§ What the task requires
Return, without pictures, the lines from the start of the data through the one that contains "model_gamma2 = [29, 4, 3, 0, 0]".

§ Data excerpt
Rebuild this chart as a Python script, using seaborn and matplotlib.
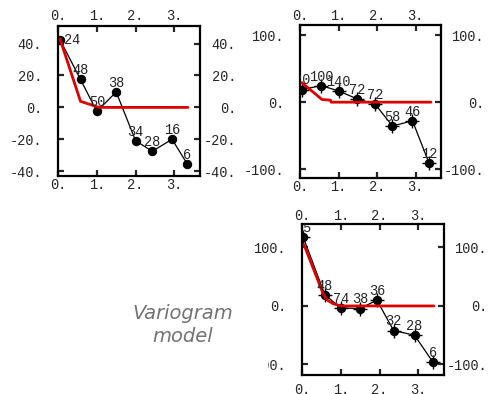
import numpy as np
import pandas as pd
import matplotlib
matplotlib.use("Agg")
import matplotlib.pyplot as plt
import matplotlib.transforms as mtransforms
import seaborn as sns
from matplotlib.patches import Rectangle

# experimental variogram points (lag, gamma, number of pairs) for the three panels
lag1 = [0.05, 0.58, 1.0, 1.5, 2.0, 2.43, 2.94, 3.33]
gamma1 = [42.5, 17.5, -2.5, 9.6, -20.9, -27.5, -20.0, -35.4]
pairs1 = ["24", "48", "50", "38", "34", "28", "16", "6"]
model_lag1 = [0.05, 0.58, 1.05, 3.35]
model_gamma1 = [43, 3.8, 0, 0]

lag2 = [0.05, 0.55, 1.0, 1.48, 1.95, 2.4, 2.92, 3.35]
gamma2 = [18.8, 24.7, 16.8, 4.9, -3.0, -35.6, -27.7, -91.0]
pairs2 = ["20", "100", "140", "72", "72", "58", "46", "12"]
model_lag2 = [0.05, 0.57, 0.79, 0.81, 3.4]
model_gamma2 = [29, 4, 3, 0, 0]

lag3 = [0.03, 0.59, 1.0, 1.5, 1.93, 2.36, 2.9, 3.38]
gamma3 = [118, 19, -3.4, -4.5, 10, -42, -50, -96.6]
pairs3 = ["15", "48", "74", "38", "36", "32", "28", "6"]
model_lag3 = [0.05, 0.55, 0.65, 0.8, 1.0, 3.4]
model_gamma3 = [105, 20, 10, 4, 0, 0]

xticks = [0, 1, 2, 3]
xtick_labels = ["0.", "1.", "2.", "3."]
yticks1 = [-40, -20, 0, 20, 40]
ytick_labels1 = ["-40.", "-20.", "0.", "20.", "40."]
yticks23 = [-100, 0, 100]
ytick_labels23 = ["-100.", "0.", "100."]

sns.set_style("ticks")
plt.rcParams['font.family'] = ['Liberation Mono', 'DejaVu Sans']

W, H = 493, 394
FS = 9.8
fig = plt.figure(figsize=(W / 100, H / 100), dpi=100)


def px_axes(left, top, right, bottom):
    return fig.add_axes([left / W, 1 - bottom / H, (right - left) / W, (bottom - top) / H])


def panel(ax, lag, gamma, pairs, mlag, mgamma, ylim, yticks, ylabels,
          bottom_pad, star=False, first_left=False):
    df = pd.DataFrame({"lag": lag, "gamma": gamma})
    mdf = pd.DataFrame({"lag": mlag, "gamma": mgamma})
    sns.lineplot(data=df, x="lag", y="gamma", ax=ax, color="black", lw=0.9,
                 marker="o", markersize=6, markeredgecolor="black",
                 sort=False, estimator=None, zorder=3)
    if star:
        sns.scatterplot(data=df, x="lag", y="gamma", ax=ax, marker="+", s=90,
                        color="black", linewidth=1.0, zorder=4)
    sns.lineplot(data=mdf, x="lag", y="gamma", ax=ax, color="#dd0000", lw=2,
                 sort=False, estimator=None, zorder=5)
    for i, (x, y, t) in enumerate(zip(lag, gamma, pairs)):
        if first_left and i == 0:
            ax.annotate(t, (x, y), xytext=(3, 0), textcoords="offset points",
                        ha="left", va="center", fontsize=FS,
                        annotation_clip=False, clip_on=True, zorder=6)
        else:
            ax.annotate(t, (x, y), xytext=(0, 1.5), textcoords="offset points",
                        ha="center", va="bottom", fontsize=FS,
                        annotation_clip=False, clip_on=True, zorder=6)
    ax.set_xlim(0, 3.66)
    ax.set_ylim(*ylim)
    ax.set_xticks(xticks)
    ax.set_xticklabels(xtick_labels)
    ax.set_yticks(yticks)
    ax.set_yticklabels(ylabels)
    ax.set_xlabel("")
    ax.set_ylabel("")
    for s in ax.spines.values():
        s.set_linewidth(1.6)
        s.set_color("black")
    ax.tick_params(direction="in", length=4, width=1.6, labelsize=FS,
                   top=True, right=True, labeltop=True, labelright=True)
    ax.yaxis.set_tick_params(pad=11.5)
    ax.xaxis.set_tick_params(pad=bottom_pad)


ax1 = px_axes(58, 26, 200, 176)
ax2 = px_axes(300, 25, 441, 178)
ax3 = px_axes(302, 224, 444, 375)

panel(ax1, lag1, gamma1, pairs1, model_lag1, model_gamma1, (-43, 51),
      yticks1, ytick_labels1, 1.5, first_left=True)
panel(ax2, lag2, gamma2, pairs2, model_lag2, model_gamma2, (-113, 115),
      yticks23, ytick_labels23, 1.5, star=True)
panel(ax3, lag3, gamma3, pairs3, model_lag3, model_gamma3, (-118, 140),
      yticks23, ytick_labels23, 5.5, star=True)

# right-hand labels are right aligned at a fixed distance (px) from the frame
right_pads = {ax1: 36, ax2: 43, ax3: 43}
top_pads = {ax1: 3, ax2: 1.5, ax3: 1.5}
fig.canvas.draw()
for ax in (ax1, ax2, ax3):
    off = mtransforms.ScaledTranslation(right_pads[ax] / 100, 0, fig.dpi_scale_trans)
    base = ax.get_yaxis_transform(which="tick2")
    for t in ax.yaxis.get_major_ticks():
        t.label2.set_transform(base + off)
        t.label2.set_horizontalalignment("right")
    offt = mtransforms.ScaledTranslation(0, top_pads[ax] / 100, fig.dpi_scale_trans)
    baset = ax.get_xaxis_transform(which="tick2")
    for t in ax.xaxis.get_major_ticks():
        t.label2.set_transform(baset + offt)
        t.label2.set_verticalalignment("bottom")

fig.text(183 / W, 1 - 325 / H, "Variogram\nmodel", ha="center", va="center",
         fontsize=14, style="italic", color="#737373", family="DejaVu Sans",
         linespacing=1.25)

# the left label of the lower panel is partly hidden in the original
fig.patches.append(Rectangle((200 / W, 1 - 373 / H), 68 / W, 20 / H,
                             transform=fig.transFigure, facecolor="white",
                             edgecolor="none", zorder=10))

fig.savefig("out.png", dpi=100)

§ Response to this task
Rebuild this chart as a Python script, using seaborn and matplotlib.
import numpy as np
import pandas as pd
import matplotlib
matplotlib.use("Agg")
import matplotlib.pyplot as plt
import matplotlib.transforms as mtransforms
import seaborn as sns
from matplotlib.patches import Rectangle

# experimental variogram points (lag, gamma, number of pairs) for the three panels
lag1 = [0.05, 0.58, 1.0, 1.5, 2.0, 2.43, 2.94, 3.33]
gamma1 = [42.5, 17.5, -2.5, 9.6, -20.9, -27.5, -20.0, -35.4]
pairs1 = ["24", "48", "50", "38", "34", "28", "16", "6"]
model_lag1 = [0.05, 0.58, 1.05, 3.35]
model_gamma1 = [43, 3.8, 0, 0]

lag2 = [0.05, 0.55, 1.0, 1.48, 1.95, 2.4, 2.92, 3.35]
gamma2 = [18.8, 24.7, 16.8, 4.9, -3.0, -35.6, -27.7, -91.0]
pairs2 = ["20", "100", "140", "72", "72", "58", "46", "12"]
model_lag2 = [0.05, 0.57, 0.79, 0.81, 3.4]
model_gamma2 = [29, 4, 3, 0, 0]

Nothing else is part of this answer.